Participation in Intersessional Work: In September 1999, the WGVA began to shift its focus from internal activities to involvement in the intersessional work of the SCEs. In the first round of meetings, the WGVA coordinated a slate of eleven speakers and organized a number of further interventions from the floor. It also produced a "Sample Portfolio of Victim Assistance Programs" to encourage the development of a Global Portfolio of Victim Assistance as an SCE project.

Action points from the first SCE meeting on Victim Assistance were so numerous that for purposes of organization, the work was sub-divided into five on-going "Network Groups." The WGVA facilitates two of these groups, Victim Assistance Reporting and Portfolio of Victim Assistance Programs. We also produced recommendations papers on each of the five topics, and participated, although minimally, in the other three groups. The groups include:

· Portfolio of Victim Assistance Programs: facilitated by WGVA

· Victim Assistance Reporting: facilitated by WGVA/HI

· Strategic Use of Guidelines: The WGVA encourages wide distribution and use of all existing guidelines

· Donor Coordination: The WGVA urges donors to support a range of activities through a range of partners/implementers in a range of countries

· Information and Data Collection: We promote the principle of data collection without harm to individual survivors

Development of the Portfolio of Victim Assistance Programs: As of March 2000, the Portfolio had forty-eight one-page program descriptions representing a range of victim assistance activities in twenty-one countries and seventeen organizations. By September 2000, in time for the Second Meeting of States Parties, the Portfolio will have at least doubled the number of entries. The following are excerpts from the introduction to the March 2000 version of the Portfolio, which explains both its purposes and its limitations:

The purposes of the Portfolio are:

· To raise awareness among governments, donors, and program implementers on the range of activities that constitute victim assistance.
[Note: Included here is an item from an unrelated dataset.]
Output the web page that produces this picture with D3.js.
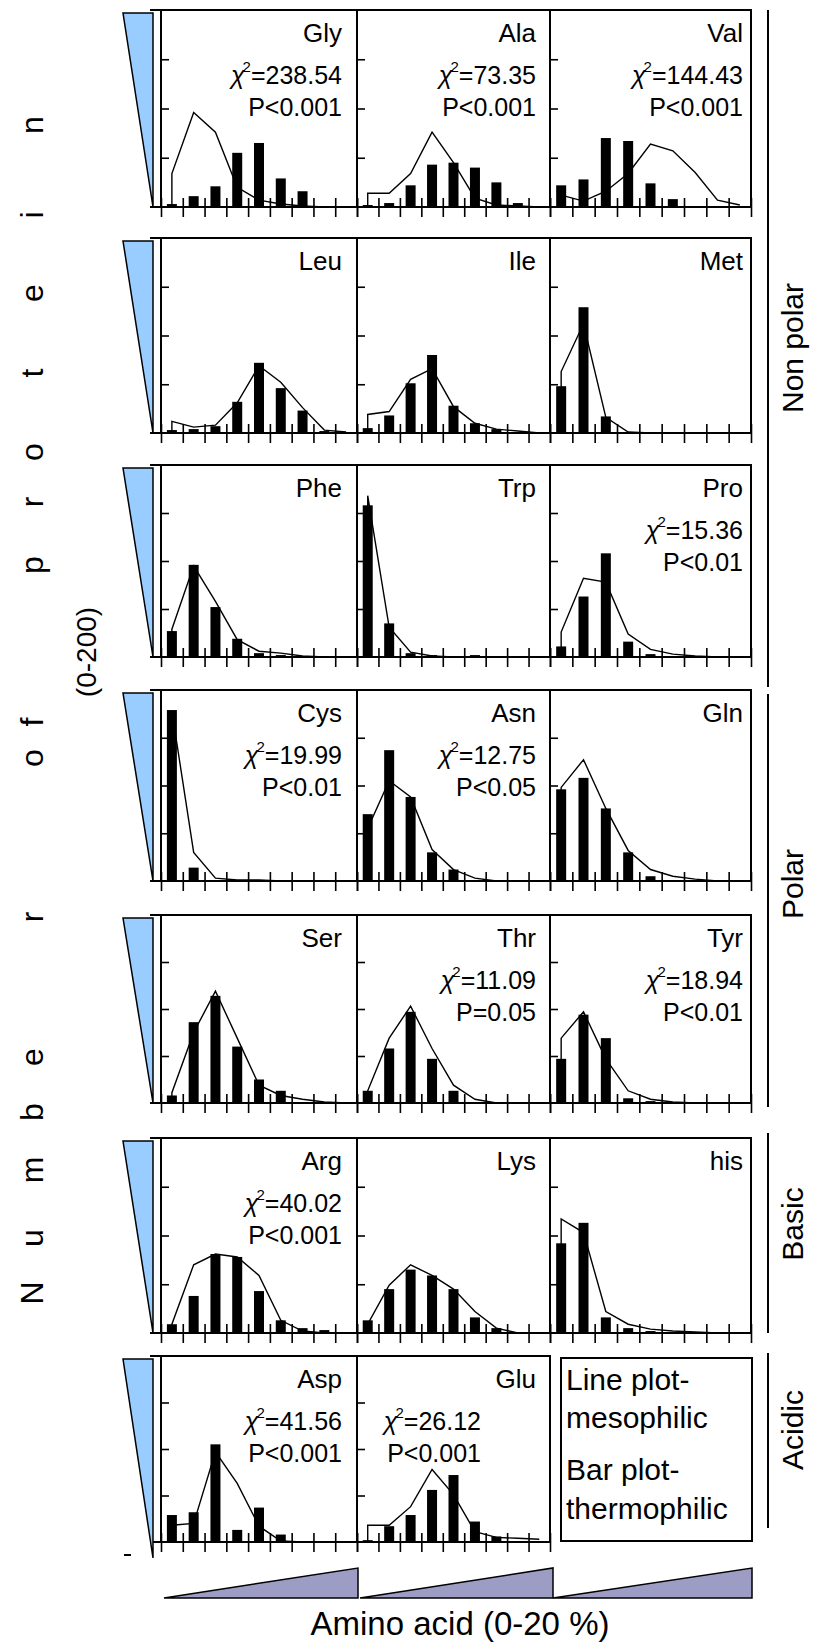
<!DOCTYPE html>
<html>
<head>
<meta charset="utf-8">
<script src="https://cdn.jsdelivr.net/npm/d3@7"></script>
<style>
  body { margin: 0; background: #fff; }
  svg { display: block; }
  text { font-family: "Liberation Sans", Arial, sans-serif; fill: #000; }
</style>
</head>
<body>
<svg id="chart" width="815" height="1644"></svg>
<script>
// amino acids in reading order (3 per row), last cell of row 7 is the legend
const aminoAcids = ["Gly","Ala","Val","Leu","Ile","Met","Phe","Trp","Pro",
                    "Cys","Asn","Gln","Ser","Thr","Tyr","Arg","Lys","his","Asp","Glu"];

// bar plot - thermophilic (number of proteins per 2% bin, 0-200)
const thermophilic = [
  [3,11,21,55,65,29,16,0,0],
  [2,4,22,43,45,40,25,4,1],
  [22,28,70,67,24,8,0,0,0],
  [3,4,7,32,72,46,23,2,0],
  [5,18,51,80,28,10,4,0,0],
  [48,129,17,0,0,0,0,0,0],
  [27,96,52,19,4,2,0,0,0],
  [158,35,4,2,0,2,0,0,0],
  [11,63,108,16,3,0,0,0,0],
  [179,14,0,0,0,0,0,0,0],
  [70,137,88,30,12,0,0,0,0],
  [96,108,76,30,5,0,0,0,0],
  [8,86,114,60,25,13,0,0,0],
  [13,58,97,47,13,0,0,0,0],
  [47,94,69,5,2,0,0,0,0],
  [9,38,81,78,43,13,5,3,0],
  [13,45,65,59,45,16,5,0,0],
  [92,113,16,5,2,1,0,0,0],
  [29,32,105,13,37,8,0,0,0],
  [2,17,29,56,72,22,6,0,0]
];

// line plot - mesophilic
const mesophilic = [
  [34,96,76,20,7,3,1,0,0],
  [14,14,34,76,45,9,2,1,0],
  [12,6,16,34,64,57,35,7,2],
  [12,6,8,31,69,52,26,3,1],
  [19,22,55,66,27,10,4,2,0],
  [63,112,16,1,0,0,0,0,0],
  [29,95,58,18,6,4,1,0,0],
  [168,31,5,1,0,0,0,0,0],
  [26,82,78,24,8,3,1,0,0],
  [178,30,3,1,1,0,0,0,0],
  [55,105,88,33,12,3,0,0,0],
  [98,127,76,32,12,5,2,0,0],
  [11,75,119,69,19,8,4,1,0],
  [13,69,103,58,19,4,0,0,0],
  [69,97,47,13,4,1,0,0,0],
  [9,70,81,78,59,13,2,0,0],
  [9,49,70,59,45,22,5,0,0],
  [117,103,22,9,4,2,1,0,0],
  [18,20,97,63,17,1,0,0,0],
  [18,18,38,78,51,11,5,4,3]
];

const chiSquare = ["238.54","73.35","144.43",null,null,null,null,null,"15.36",
                   "19.99","12.75",null,null,"11.09","18.94","40.02",null,null,"41.56","26.12"];
const pValues = ["P<0.001","P<0.001","P<0.001",null,null,null,null,null,"P<0.01",
                 "P<0.01","P<0.05",null,null,"P=0.05","P<0.01","P<0.001",null,null,"P<0.001","P<0.001"];

const groupNames = ["Non polar","Polar","Basic","Acidic"];
const legendLines = ["Line plot-","mesophilic","Bar plot-","thermophilic"];
const yTickValues = [50,100,150];
const binEdges = d3.range(0, 10);
const yLabel = "Number of protein";
const xLabel = "Amino acid (0-20 %)";

// layout
const rowTops = [10,238,465,690,915,1138,1356];
const rowBottoms = [207,433,657,881,1103,1333,1542];
const colLefts = [161,357,550];
const colRights = [357,550,751];
const labelPad = [15,14,8];
const statShift = {19: 55};
const letterY = [1293,1238,1170,1112,1057,917,null,758,722,null,565,502,452,373,293,215,125];
const groupSpans = [[10,687,348],[694,1107,884],[1133,1333,1224],[1353,1528,1430]];

const svg = d3.select("#chart");

function drawPanel(i) {
    const r = Math.floor(i / 3), c = i % 3;
    const top = rowTops[r], bottom = rowBottoms[r];
    const x0 = colLefts[c], x1 = colRights[c];
    const g = svg.append("g");

    const x = d3.scaleLinear().domain([0, 9]).range([x0, x1]);
    const y = d3.scaleLinear().domain([0, 200]).range([bottom, top]);
    const bw = 10;

    // bars (thermophilic)
    g.selectAll("rect.bar")
        .data(thermophilic[i])
        .enter()
        .append("rect")
        .attr("class", "bar")
        .attr("x", (d, k) => x(k + 0.5) - bw / 2)
        .attr("y", d => y(d))
        .attr("width", bw)
        .attr("height", d => y(0) - y(d))
        .attr("fill", "#000");

    // line (mesophilic), starts from the axis
    const pts = [[0.5, 0]].concat(mesophilic[i].map((d, k) => [k + 0.5, d]));
    const line = d3.line().x(d => x(d[0])).y(d => y(d[1]));
    g.append("path")
        .attr("d", line(pts))
        .attr("fill", "none")
        .attr("stroke", "#000")
        .attr("stroke-width", 1.4);

    // frame (first column runs over the triangle)
    const fx = c === 0 ? x0 - 11 : x0;
    g.append("path")
        .attr("d", `M${x0},${bottom}V${top}M${fx},${top}H${x1}V${bottom}`)
        .attr("fill", "none")
        .attr("stroke", "#000")
        .attr("stroke-width", 2);

    // x axis
    const xa = g.append("g")
        .attr("transform", `translate(0,${bottom})`)
        .call(d3.axisBottom(x).tickValues(binEdges).tickSize(10).tickFormat(""));
    xa.select(".domain").attr("stroke-width", 2).attr("d", `M${fx},0H${x1}`);
    xa.selectAll(".tick line").attr("y1", -9).attr("stroke-width", 1.6);

    // y axis ticks
    const ya = g.append("g")
        .attr("transform", `translate(${x0},0)`)
        .call(d3.axisLeft(y).tickValues(yTickValues).tickSize(6).tickFormat(""));
    ya.select(".domain").remove();
    ya.selectAll(".tick line").attr("x2", 8).attr("stroke-width", 1.6);

    // labels
    const lx = x1 - labelPad[c];
    g.append("text")
        .attr("x", lx).attr("y", top + 32)
        .attr("text-anchor", "end")
        .attr("font-size", 26)
        .text(aminoAcids[i]);

    if (chiSquare[i]) {
        const sx = lx - (statShift[i] || 0);
        const t = g.append("text")
            .attr("x", sx).attr("y", top + 74)
            .attr("text-anchor", "end")
            .attr("font-size", 25);
        t.append("tspan").attr("font-style", "italic").text("χ");
        t.append("tspan").attr("font-size", 15).attr("dy", -12).attr("dx", -2).text("2");
        t.append("tspan").attr("dy", 12).text("=" + chiSquare[i]);
        g.append("text")
            .attr("x", sx).attr("y", top + 106)
            .attr("text-anchor", "end")
            .attr("font-size", 25)
            .text(pValues[i]);
    }
}

d3.range(aminoAcids.length).forEach(drawPanel);

// legend panel
const lg = svg.append("g");
lg.append("rect")
    .attr("x", 561).attr("y", 1358)
    .attr("width", 191).attr("height", 183)
    .attr("fill", "none").attr("stroke", "#000").attr("stroke-width", 2);
lg.selectAll("text")
    .data(legendLines)
    .enter()
    .append("text")
    .attr("x", 566)
    .attr("y", (d, k) => [1390, 1428, 1480, 1519][k])
    .attr("font-size", 30)
    .text(d => d);

// blue triangles on the left of each row
rowTops.forEach((t, r) => {
    svg.append("path")
        .attr("d", `M123,${t + 3}H153V${rowBottoms[r] + (r === 6 ? 16 : 0)}Z`)
        .attr("fill", "#99ccff")
        .attr("stroke", "#000")
        .attr("stroke-width", 1.5);
});
svg.append("line")
    .attr("x1", 124).attr("x2", 131).attr("y1", 1555).attr("y2", 1555)
    .attr("stroke", "#000").attr("stroke-width", 2);

// purple triangles under each column
colLefts.forEach((x0, c) => {
    const x1 = colRights[c] + (c === 1 ? 3 : 1);
    svg.append("path")
        .attr("d", `M${x0 + 3},1598H${x1}V1568Z`)
        .attr("fill", "#9c9cc4")
        .attr("stroke", "#000")
        .attr("stroke-width", 1.5);
});

// group brackets on the right
groupSpans.forEach((s, k) => {
    svg.append("line")
        .attr("x1", 768).attr("x2", 768)
        .attr("y1", s[0]).attr("y2", s[1])
        .attr("stroke", "#000").attr("stroke-width", 2);
    svg.append("text")
        .attr("transform", `translate(803,${s[2]}) rotate(-90)`)
        .attr("text-anchor", "middle")
        .attr("font-size", 30)
        .text(groupNames[k]);
});

// y label, letters spread along the left edge
yLabel.split("").forEach((ch, k) => {
    if (ch === " ") return;
    svg.append("text")
        .attr("transform", `translate(43,${letterY[k]}) rotate(-90)`)
        .attr("text-anchor", "middle")
        .attr("font-size", 32)
        .text(ch);
});
svg.append("text")
    .attr("transform", "translate(96,652) rotate(-90)")
    .attr("text-anchor", "middle")
    .attr("font-size", 28)
    .text("(0-200)");

// x label
svg.append("text")
    .attr("x", 460).attr("y", 1635)
    .attr("text-anchor", "middle")
    .attr("font-size", 33)
    .text(xLabel);
</script>
</body>
</html>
· To promote transparency among all actors in victim assistance.

· To highlight needs that have not been addressed due to lack of resources.

· To facilitate contact and information sharing among actors in victim assistance.

These limits of the Portfolio are important to clarify:

· Programs included in the Portfolio have not been judged or evaluated by the SCE-VA. Users are advised to make their own inquiries and judgments of the programs.

· The present edition is far from complete. Entries will be added on a continuous basis; active solicitation of entries from local NGOs and government programs is ongoing.

· The Portfolio is not a substitute for in-depth investigation into a country's national priorities and plans. It is merely a tool to use in the early stages of a full needs assessment.

· The SCE-VA supports the principle that national level assessments, long-term strategic planning, and government ownership of issues are crucial for the development of sustainable responses to the problems created by landmines. Programs included in the Portfolio do not necessarily contribute to the operationalization of this principle.

165 ICBL Guidelines for the Care and Rehabilitation of Survivors.